This enables generation of new sources which in turn can be used in subsequent knowledge extraction processes of the same kind. The results of this process must be available at any stage to be shared for building an open, integrated and continuously evolving knowledge for research, innovation, and dissemination purposes.

A Preliminary Feasibility Perspective

Whilst beneficial and powerful, the vision we propose is far from being achieved nowadays.  However, we are convinced that the vision is not out of reach in the mid term. To give a hint of this, we report here our experience with the research, design and implementation of a few tools that point in the proposed direction:

  1. Social Knowledge Extractor (SKE) is a publicly available tool for discovering emerging knowledge by extracting it from social content. Once instrumented by experts through very simple initialization, the tool is capable of finding emerging entities by means of a mixed syntactic-semantic method. The method uses seeds, i.e. prototypes of emerging entities provided by experts, for generating candidates; then, it associates candidates to feature vectors, built by using terms occurring in their social content, and then ranks the candidates by using their distance from the centroid of seeds, returning the top candidates as result. The tool can run continuously or with periodic iterations, using the results as new seeds. Our research on this has been published in (Brambilla et al., 2017), a simplified implementation is currently available online for demo purposes
    and the code is available as open-source under an Apache 2.0 license on GitHub at
  2. TripleWave is a tool for disseminating and exchanging RDF streams on the Web. At the purpose of  processing information streams in real-time and at Web scale, TripleWave integrates nicely with RDF Stream Processing (RSP) and Stream Reasoning (SR) as solutions to combine semantic technologies with stream and event processing techniques. In particular, it integrates with an existing ecosystem of solutions to query, reason and perform real-time processing over heterogeneous and distributed data streams. TripleWave can be fed with existing Web streams (e.g. Twitter and Wikipedia streams) or time-annotated RDF datasets (e.g. the Linked Sensor Data dataset) and it can be invoked through both pull- and push-based mechanisms, thus enabling RSP engines to automatically register and receive data from TripleWave. The tool has been described in (Mauri et al., 2016) and the code is available as open-source on GitHub at
  3. RSPlab enables efficient design and execution of reproducible experiments,  as well as sharing of the results. It integrates two existing RSP benchmarks (LSBench and CityBench) and two RSP engines (C-SPARQL engine and CQELS). It provides a programmatic environment to: deploy in the cloud RDF Streams and RSP engines; interact with them using TripleWave and RSP Services; continuously monitor their performances and collect statistics. RSPlab is released as open-source under an Apache 2.0 license, is currently under submission at ISWC – Resources Track and is available on GitHub

Conclusions and Outlook

We believe that knowledge intaking by scholars is going to become more and more time consuming and expensive, due to the amount of knowledge that is being built and shared everyday. We envision a comprehensive approach based on integrated tools that allow data collection, cleaning, integration, analysis and semantic representation that can be run continuously  for keeping the formalized knowledge bases aligned with the evolution of knowledge, with limited cost and high recall on the facts and concepts that emerge or decay. These tools do not need to be implemented by the same vendor or provider; we instead advocate for opensource publishing of all the implementations, as well as for the definition of an agreed-upon integration platform that allows them all to colloquiate appropriately.

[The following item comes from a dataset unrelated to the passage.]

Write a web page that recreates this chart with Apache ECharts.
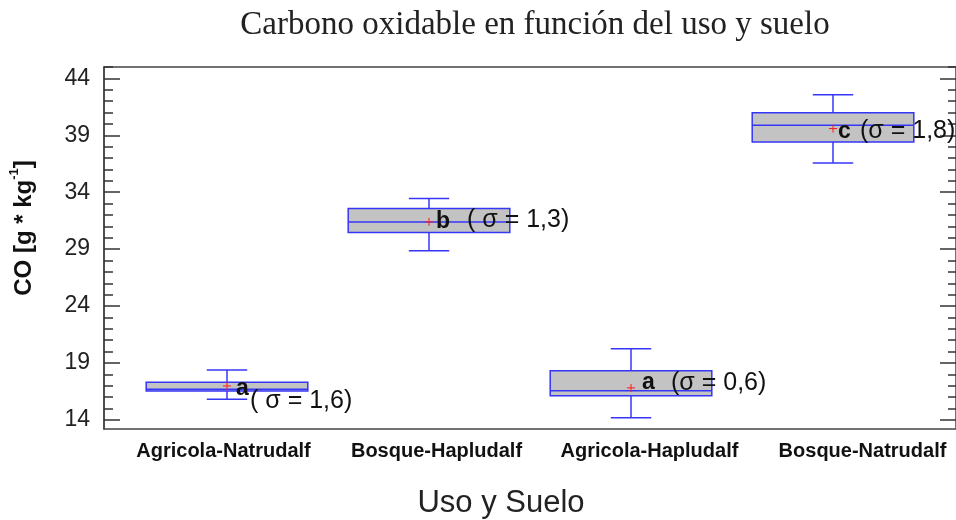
<!DOCTYPE html>
<html>
<head>
<meta charset="utf-8">
<script src="https://cdn.jsdelivr.net/npm/echarts@6/dist/echarts.min.js"></script>
<style>html,body{margin:0;padding:0;background:#fff;}#c{width:956px;height:520px;}</style>
</head>
<body>
<div id="c"></div>
<script>
// ---- data ----
const categories = ['Agricola-Natrudalf', 'Bosque-Hapludalf', 'Agricola-Hapludalf', 'Bosque-Natrudalf'];
const whiskerLow  = [15.82, 28.85, 14.18, 36.57];
const q1Values    = [16.54, 30.46, 16.11, 38.41];
const medians     = [16.70, 31.39, 16.57, 39.88];
const q3Values    = [17.31, 32.57, 18.32, 40.99];
const whiskerHigh = [18.39, 33.45, 20.25, 42.57];
const means       = [16.98, 31.40, 16.81, 39.59];
const groupLetters = ['a', 'b', 'a', 'c'];
const sigmaLabels  = ['( σ = 1,6)', '( σ = 1,3)', '(σ = 0,6)', '(σ = 1,8)'];
const yTickLabels = [14, 19, 24, 29, 34, 39, 44];
const yMinorTicks = [14,15,16,17,18,19,20,21,22,23,24,25,26,27,28,29,30,31,32,33,34,35,36,37,38,39,40,41,42,43,44,45];

// ---- layout/style (not data) ----
const Y_MIN = 13.2, Y_MAX = 45;
const letterOffsets = [[9, 3], [7, 0], [11, -5], [5, 3]];
const sigmaOffsets  = [[23, 15], [38, -2], [40, -5], [27, 3]];
const BLUE = '#3636f8';
const SANS = "'Liberation Sans', Arial, sans-serif";

const boxData = categories.map((c, i) => [i, whiskerLow[i], q1Values[i], medians[i], q3Values[i], whiskerHigh[i], means[i]]);

function renderBox(params, api) {
  const i = api.value(0);
  const band = api.size([1, 0])[0];
  const boxW = band * 0.80;
  const capW = band * 0.20;
  const pLow = api.coord([i, api.value(1)]);
  const pQ1 = api.coord([i, api.value(2)]);
  const pMed = api.coord([i, api.value(3)]);
  const pQ3 = api.coord([i, api.value(4)]);
  const pHigh = api.coord([i, api.value(5)]);
  const pMean = api.coord([i, api.value(6)]);
  const cx = pQ1[0];
  const idx = params.dataIndex;
  const lineStyle = { stroke: BLUE, lineWidth: 1.5, fill: null };
  return {
    type: 'group',
    children: [
      { type: 'line', shape: { x1: cx, y1: pHigh[1], x2: cx, y2: pQ3[1] }, style: lineStyle },
      { type: 'line', shape: { x1: cx, y1: pLow[1], x2: cx, y2: pQ1[1] }, style: lineStyle },
      { type: 'line', shape: { x1: cx - capW / 2, y1: pHigh[1], x2: cx + capW / 2, y2: pHigh[1] }, style: lineStyle },
      { type: 'line', shape: { x1: cx - capW / 2, y1: pLow[1], x2: cx + capW / 2, y2: pLow[1] }, style: lineStyle },
      { type: 'rect', shape: { x: cx - boxW / 2, y: pQ3[1], width: boxW, height: pQ1[1] - pQ3[1] },
        style: { fill: '#c3c3c3', stroke: BLUE, lineWidth: 1.5 } },
      { type: 'line', shape: { x1: cx - boxW / 2, y1: pMed[1], x2: cx + boxW / 2, y2: pMed[1] }, style: lineStyle },
      { type: 'line', shape: { x1: pMean[0] - 4, y1: pMean[1], x2: pMean[0] + 4, y2: pMean[1] }, style: { stroke: '#ff1a1a', lineWidth: 1 } },
      { type: 'line', shape: { x1: pMean[0], y1: pMean[1] - 4, x2: pMean[0], y2: pMean[1] + 4 }, style: { stroke: '#ff1a1a', lineWidth: 1 } },
      { type: 'text', x: pMean[0] + letterOffsets[idx][0], y: pMean[1] + letterOffsets[idx][1],
        style: { text: groupLetters[idx], font: "bold 23px 'Liberation Sans', Arial", fill: '#111', verticalAlign: 'middle', align: 'left' } },
      { type: 'text', x: pMean[0] + sigmaOffsets[idx][0], y: pMean[1] + sigmaOffsets[idx][1],
        style: { text: sigmaLabels[idx], font: "25px 'Liberation Sans', Arial", fill: '#111', verticalAlign: 'middle', align: 'left' } }
    ]
  };
}

const chart = echarts.init(document.getElementById('c'), null, { renderer: 'canvas' });
const yBase = { type: 'value', min: Y_MIN, max: Y_MAX, gridIndex: 0, splitLine: { show: false } };
chart.setOption({
  animation: false,
  backgroundColor: '#fff',
  title: [
    { text: 'Carbono oxidable en función del uso y suelo', left: 530, top: 4, textAlign: 'center',
      textStyle: { fontFamily: "'Liberation Serif', 'Times New Roman', serif", fontSize: 33, fontWeight: 'normal', color: '#222' } },
    { text: 'Uso y Suelo', left: 496, top: 483, textAlign: 'center',
      textStyle: { fontFamily: SANS, fontSize: 31, fontWeight: 'normal', color: '#222' } }
  ],
  grid: [
    { left: 102, right: 0, top: 67, bottom: 91, show: true, borderColor: '#444', borderWidth: 1.5, backgroundColor: '#fff' },
    { left: 126, right: 22, top: 67, bottom: 91 }
  ],
  xAxis: [
    { type: 'category', gridIndex: 0, data: categories, boundaryGap: true,
      axisLine: { show: false }, axisTick: { show: false },
      axisLabel: { interval: 0, margin: 12, padding: [0, 0, 0, 26], fontFamily: SANS, fontSize: 20, fontWeight: 'bold', color: '#111' } },
    { type: 'category', gridIndex: 1, data: categories, boundaryGap: true, show: false }
  ],
  yAxis: [
    Object.assign({}, yBase, {
      position: 'left',
      name: '{b|CO [g * kg}{s|-1}{b|]}', nameLocation: 'middle', nameRotate: 90, nameGap: 68,
      nameTextStyle: { padding: [0, 0, 0, 40],
        rich: { b: { fontFamily: SANS, fontSize: 24, fontWeight: 'bold', color: '#111', lineHeight: 28, verticalAlign: 'bottom' },
                s: { fontFamily: SANS, fontSize: 13, fontWeight: 'bold', color: '#111', lineHeight: 28, verticalAlign: 'top' } } },
      axisLine: { show: true, lineStyle: { color: '#444', width: 1.5 } },
      axisTick: { show: true, inside: true, length: 16, customValues: yTickLabels, lineStyle: { color: '#333', width: 1.5 } },
      axisLabel: { show: true, customValues: yTickLabels, margin: 14, fontFamily: SANS, fontSize: 23, color: '#222' }
    }),
    Object.assign({}, yBase, {
      position: 'left',
      axisLine: { show: false },
      axisTick: { show: true, inside: true, length: 9, customValues: yMinorTicks, lineStyle: { color: '#333', width: 1.5 } },
      axisLabel: { show: false }
    }),
    Object.assign({}, yBase, {
      position: 'right',
      axisLine: { show: false },
      axisTick: { show: true, inside: true, length: 16, customValues: yTickLabels, lineStyle: { color: '#333', width: 1.5 } },
      axisLabel: { show: false }
    }),
    Object.assign({}, yBase, {
      position: 'right',
      axisLine: { show: false },
      axisTick: { show: true, inside: true, length: 8, customValues: yMinorTicks, lineStyle: { color: '#333', width: 1.5 } },
      axisLabel: { show: false }
    }),
    { type: 'value', gridIndex: 1, min: Y_MIN, max: Y_MAX, show: false }
  ],
  series: [
    { type: 'custom', name: 'CO', xAxisIndex: 1, yAxisIndex: 4, coordinateSystem: 'cartesian2d',
      renderItem: renderBox, data: boxData, encode: { x: 0, y: [1, 2, 3, 4, 5, 6] }, clip: false, z: 5 }
  ]
});
</script>
</body>
</html>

  • Russell L. Ackoff. From data to wisdom. Journal of applied systems analysis 16, 3–9 (1989).

  • Marco Brambilla, Stefano Ceri, Florian Daniel, Emanuele Della Valle. On the quest for changing knowledge. In Proceedings of the Workshop on Data-Driven Innovation on the Web – DDI 16. ACM Press, 2016. Link

  • Stefan Stieglitz, Linh Dang-Xuan, Axel Bruns, Christoph Neuberger. Social Media Analytics. Business & Information Systems Engineering 6, 89–96 Springer Nature, 2014. Link

  • Marco Brambilla, Stefano Ceri, Emanuele Della Valle, Riccardo Volonterio, Felix Xavier Acero Salazar. Extracting Emerging Knowledge from Social Media. In Proceedings of the 26th International Conference on World Wide Web – WWW 17. ACM Press, 2017. Link

  • Andrea Mauri, Jean-Paul Calbimonte, Daniele Dell’Aglio, Marco Balduini, Marco Brambilla, Emanuele Della Valle, Karl Aberer. TripleWave: Spreading RDF Streams on the Web. 140–149 In Lecture Notes in Computer Science. Springer International Publishing, 2016. Link

Model-driven Development of User Interfaces for IoT via Domain-specific Components & Patterns

This is the summary of a joint contribution with Eric Umuhoza to ICEIS 2017 on Model-driven Development of User Interfaces for IoT via Domain-specific Components & Patterns.
Internet of Things technologies and applications are evolving and continuously gaining traction in all fields and environments, including homes, cities, services, industry and commercial enterprises. However, still many problems need to be addressed.
For instance, the IoT vision is mainly focused on the technological and infrastructure aspect, and on the management and analysis of the huge amount of generated data, while so far the development of front-end and user interfaces for IoT has not played a relevant role in research.
On the contrary, we believe that user interfaces in the IoT ecosystem they can play a key role in the acceptance of solutions by final adopters.
In this paper we present a model-driven approach to the design of IoT interfaces, by defining a specific visual design language and design patterns for IoT applications, and we show them at work. The language we propose is defined as an extension of the OMG standard language called IFML.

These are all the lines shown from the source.